>> Start THE RECORDS
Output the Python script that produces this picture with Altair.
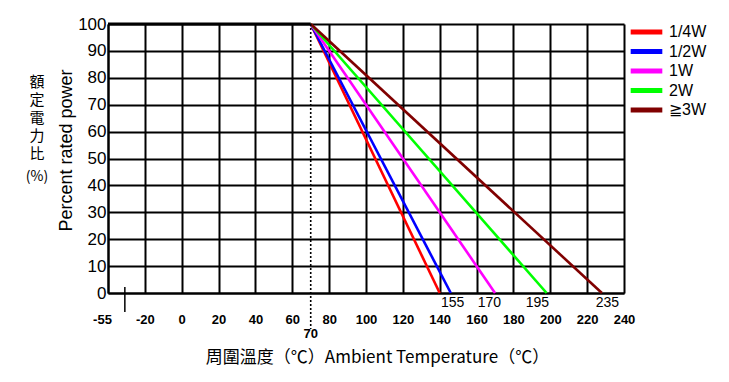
import altair as alt
import pandas as pd

# ---- data ----
series = ["1/4W", "1/2W", "1W", "2W", "≧3W"]
colors = ["#ff0000", "#0000ff", "#ff00ff", "#00ff00", "#800000"]
start_temp = 70
start_power = 100
end_temps = [140, 146, 170, 198, 228]      # where each drawn line reaches 0 %
x_ticks = [-55, -20, 0, 20, 40, 60, 80, 100, 120, 140, 160, 180, 200, 220, 240]
y_ticks = [0, 10, 20, 30, 40, 50, 60, 70, 80, 90, 100]
end_labels = ["155", "170", "195", "235"]
end_label_x = [147, 167, 193, 231]
flat_x = [-55, 70]
break_x = [-39]
knee_label = ["70"]
vertical_chars = ["額", "定", "電", "力", "比"]

W, H = 516, 269
FONT = "Liberation Sans"
CJK = "Noto Sans CJK TC"

rows = []
for s, e in zip(series, end_temps):
    rows.append({"series": s, "temp": start_temp, "power": start_power, "o": 0})
    rows.append({"series": s, "temp": e, "power": 0, "o": 1})
line_df = pd.DataFrame(rows)

xscale = alt.Scale(domain=[-55, -20, 240], range=[0, W / 14, W], nice=False, zero=False)
yscale = alt.Scale(domain=[0, 100], nice=False, zero=False)

xaxis = alt.Axis(values=x_ticks, grid=True, title="周圍溫度（℃）Ambient Temperature（℃）",
                 labelFontSize=13, labelFontWeight="bold", labelPadding=20,
                 labelExpr="'' + datum.value", labelOverlap=False, labelFlush=False,
                 labelOffset={"condition": {"test": "datum.value == -55", "value": -6}, "value": 0},
                 titleFontSize=17, titlePadding=23,
                 titleFont=CJK, titleFontWeight="normal", titleX=269)
yaxis = alt.Axis(values=y_ticks, grid=True, title="Percent rated power",
                 labelFontSize=17, labelPadding=2, labelOverlap=False, titleFontSize=18,
                 titlePadding=2, titleFontWeight="normal", titleY=126)


def X(field):
    return alt.X(field, scale=xscale, axis=xaxis)


def Y(field):
    return alt.Y(field, scale=yscale, axis=yaxis)


lines = alt.Chart(line_df).mark_line(strokeWidth=2.6).encode(
    x=X("temp:Q"),
    y=Y("power:Q"),
    color=alt.Color("series:N", scale=alt.Scale(domain=series, range=colors),
                    legend=alt.Legend(title=None, orient="none", legendX=520, legendY=0,
                                      symbolType="stroke", symbolStrokeWidth=5,
                                      symbolSize=1000, clipHeight=16, rowPadding=3.5,
                                      labelFontSize=16, labelFont=FONT, labelColor="black",
                                      padding=0, labelOffset=4)),
    detail="series:N",
    order="o:Q",
)

flat = alt.Chart(pd.DataFrame({"x": [flat_x[0]], "x2": [flat_x[1]], "y": [start_power]})).mark_rule(
    color="black", strokeWidth=3).encode(x=X("x:Q"), x2="x2:Q", y=Y("y:Q"))

knee = alt.Chart(pd.DataFrame({"x": [start_temp]})).mark_rule(
    color="black", strokeWidth=1.6, strokeDash=[2, 2]).encode(
    x=X("x:Q"), y=alt.value(0), y2=alt.value(H + 36))

knee_text = alt.Chart(pd.DataFrame({"x": [start_temp], "t": knee_label})).mark_text(
    font=FONT, fontSize=13, fontWeight="bold", color="black", baseline="middle").encode(
    x=X("x:Q"), y=alt.value(H + 41), text="t:N")

end_text = alt.Chart(pd.DataFrame({"x": end_label_x, "t": end_labels})).mark_text(
    font=FONT, fontSize=14, color="black", baseline="middle").encode(
    x=X("x:Q"), y=alt.value(H + 10), text="t:N")

brk = alt.Chart(pd.DataFrame({"x": break_x})).mark_rule(color="black", strokeWidth=1.5).encode(
    x=X("x:Q"), y=alt.value(H - 6), y2=alt.value(H + 19))

cjk1 = alt.Chart(alt.Data(values=[{}])).mark_text(
    font=CJK, fontSize=15, lineHeight=18, color="black", baseline="top", align="center").encode(
    x=alt.value(-71), y=alt.value(51), text=alt.value(vertical_chars))
cjk2 = alt.Chart(alt.Data(values=[{}])).mark_text(
    font=CJK, fontSize=14, color="black", baseline="middle", align="center").encode(
    x=alt.value(-71), y=alt.value(153), text=alt.value("(%)"))

chart = alt.layer(lines, flat, knee, knee_text, end_text, brk, cjk1, cjk2).properties(
    width=W, height=H,
    autosize=alt.AutoSizeParams(type="none"),
    padding={"left": 100, "top": 16, "right": 97, "bottom": 88},
    background="white",
).configure_axis(
    gridColor="black", gridWidth=2, gridOpacity=1, domainColor="black", domainWidth=2,
    ticks=False, tickSize=0, labelFont=FONT, labelColor="black", titleFont=FONT,
    titleColor="black",
).configure_view(stroke=None)

chart.save("out.html", embed_options={"renderer": "svg", "actions": False})
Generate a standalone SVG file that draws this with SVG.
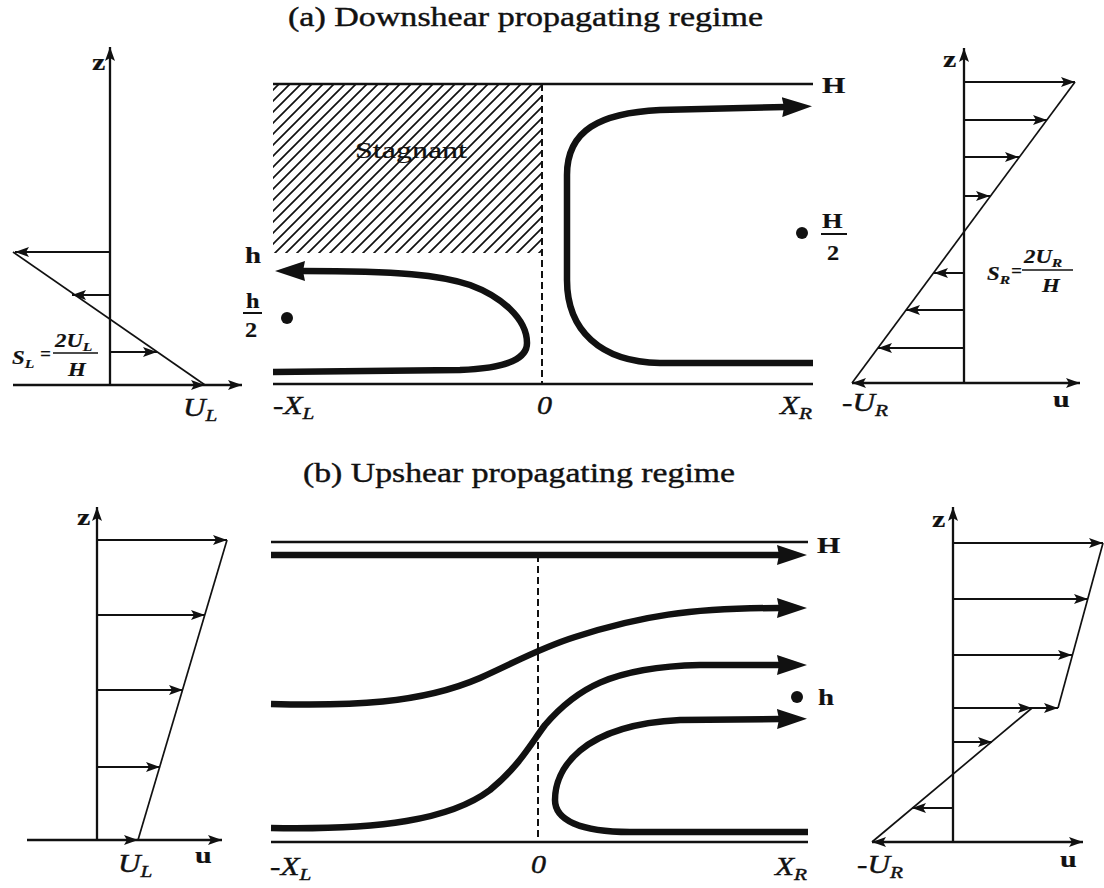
>> End THE RECORDS
* SHORT TASK
Using the records above, gather all lines where the string "that" is present.

* EXERCISE ANSWER
Output the Python script that produces this picture with Altair.
Generate a standalone SVG file that draws this with SVG.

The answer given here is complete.